Che dice la pioggerellina
di marzo, che picchia argentina
sui tegoli vecchi
del tetto, sui bruscoli secchi
dell’orto, sul fico e sul moro
ornati di gèmmule d’oro?Passata è l’uggiosa invernata,
passata, passata!
Di fuor dalla nuvola nera,
di fuor dalla nuvola bigia
che in cielo si pigia,
domani uscirà Primavera
guernita di gemme e di gale,
di lucido sole,
di fresche viole,
di primule rosse, di battiti d’ale,
di nidi,
di gridi,
di rondini ed anche
di stelle di mandorlo, bianche…Che dice la pioggerellina
di marzo, che picchia argentina
sui tegoli vecchi
del tetto, sui bruscoli secchi
dell’orto, sul fico e sul moro
ornati di gèmmule d’oro?Ciò canta, ciò dice:
e il cuor che l’ascolta è felice.
Che dice la pioggerellina
di marzo, che picchia argentina
sui tegoli vecchi
del tetto, sui bruscoli secchi
dell’orto.
La primavera nell’arte ottocentesca – la pittura
La primavera nell’arte ottocentesca, in particolare nella pittura ha grande spazio.
Abbiamo accennato come il simbolismo legato alla primavera sia di grande ispirazione per gli artisti ottocenteschi, costantemente alla ricerca di relazionare il segno e il simbolo e di trasmettere attraverso le loro opere emozioni e messaggi.
i legami simbolici più frequenti sono quelli fra primavera e rinascita naturale (fiori, campi, torrenti…), fra la primavera e la fecondità (nascite di animali, soprattutto domestici) e primavera e femminilità. Sono le donne le protagoniste di quadri dedicati alla primavera: il binomio sottolinea l’aspetto della natura madre, ma non solo, della pura bellezza che si incarna nel concetto di femminino.

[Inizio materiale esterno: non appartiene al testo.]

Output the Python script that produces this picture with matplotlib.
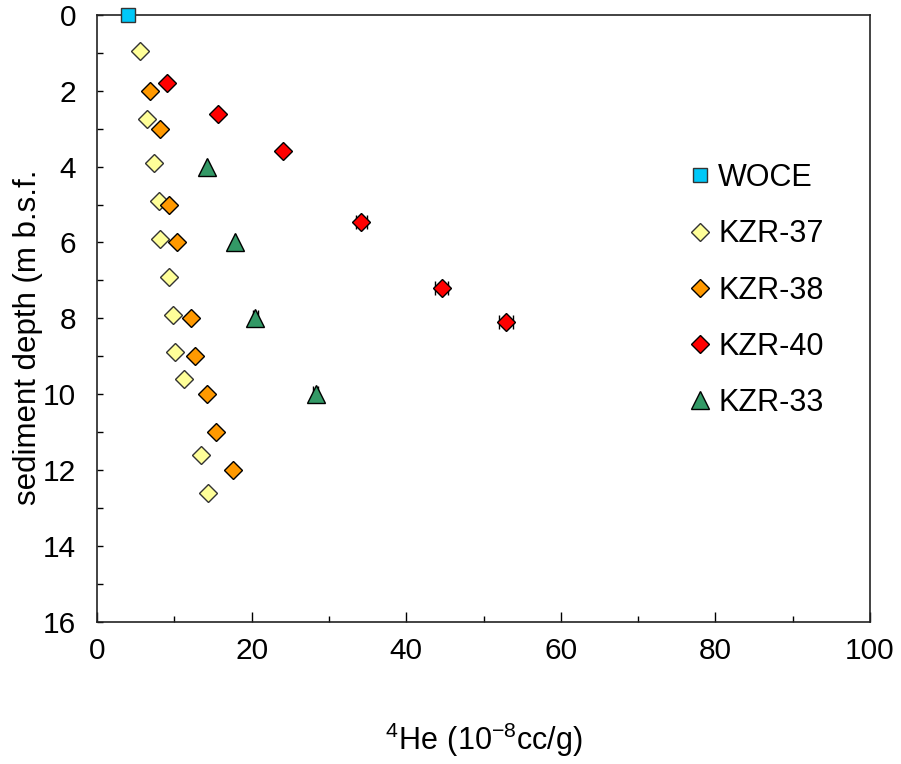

Anche i bambini sono spesso protagonisti di quadri dedicati alla primavera: la giovinezza (rinnovata) della natura rappresentata in parallelo alla primavera della vita.
In particolare la primavera nell’arte ottocentesca trova espressione nella pittura degli impressionisti e del pointillisme: catturano la luce di questa stagione imprigionandole sulla tela attraverso l’impressione, rendendola allo spettatore sotto forma di emozione.
L’arte preraffaellita, invece, sceglie invece l’espressione dell’allegoria, tra simbolo concentrandosi sui particolari naturali dei dipinti. Nei loro quadri troviamo spesso paesaggi naturali nei quali priori e il loro linguaggio hanno importanza fondamentale per la comprensione della tela.
Anche l’accademismo riprende il tema della primavera attraverso immagini intrise di classicismo, come ad esempio nell’allegoria di William-Adolphe Bouguereau.
La pittura russa e la pittura del realismo aprono per noi ampie finestre su panorami rurali, nei quali luci e ombre, colori, immagini, raccontano la primavera attraverso l’incanto della natura che si apre a nuova vita.
La primavera nell’arte ottocentesca italiana si esprime con grande efficacia attraverso l’arte dei macchiaioli, che vicini agli impressionisti come tecnica pittorica, ma capaci di una forza espressiva tutta peculiare, rendono nelle loro tele sia la campagna che rinasce sia il profondo rapporto fra l’uomo e la natura, che per loro si esprime nel lavoro rurale.
Non posso, infine, non citare la mia amatissima Helen Allingham, che con la sua campagna inglese ha trasmesso appieno quello spirito bucolico e nostalgico dell’epoca vittoriana, nato dai troppo rapidi mutamenti dell’epoca industriale.
Ovviamente questo articolo non vuole essere un saggio esaustivo sulla primavera nell’arte ottocentesca, ma raccontare un breve percorso attraverso le arti per trasmettere al lettore tutta la suggestività delle opere dedicate a questa magnifica stagione vista attraverso il gusto, lo stile, le tematiche e le poetiche degli artisti del 1800.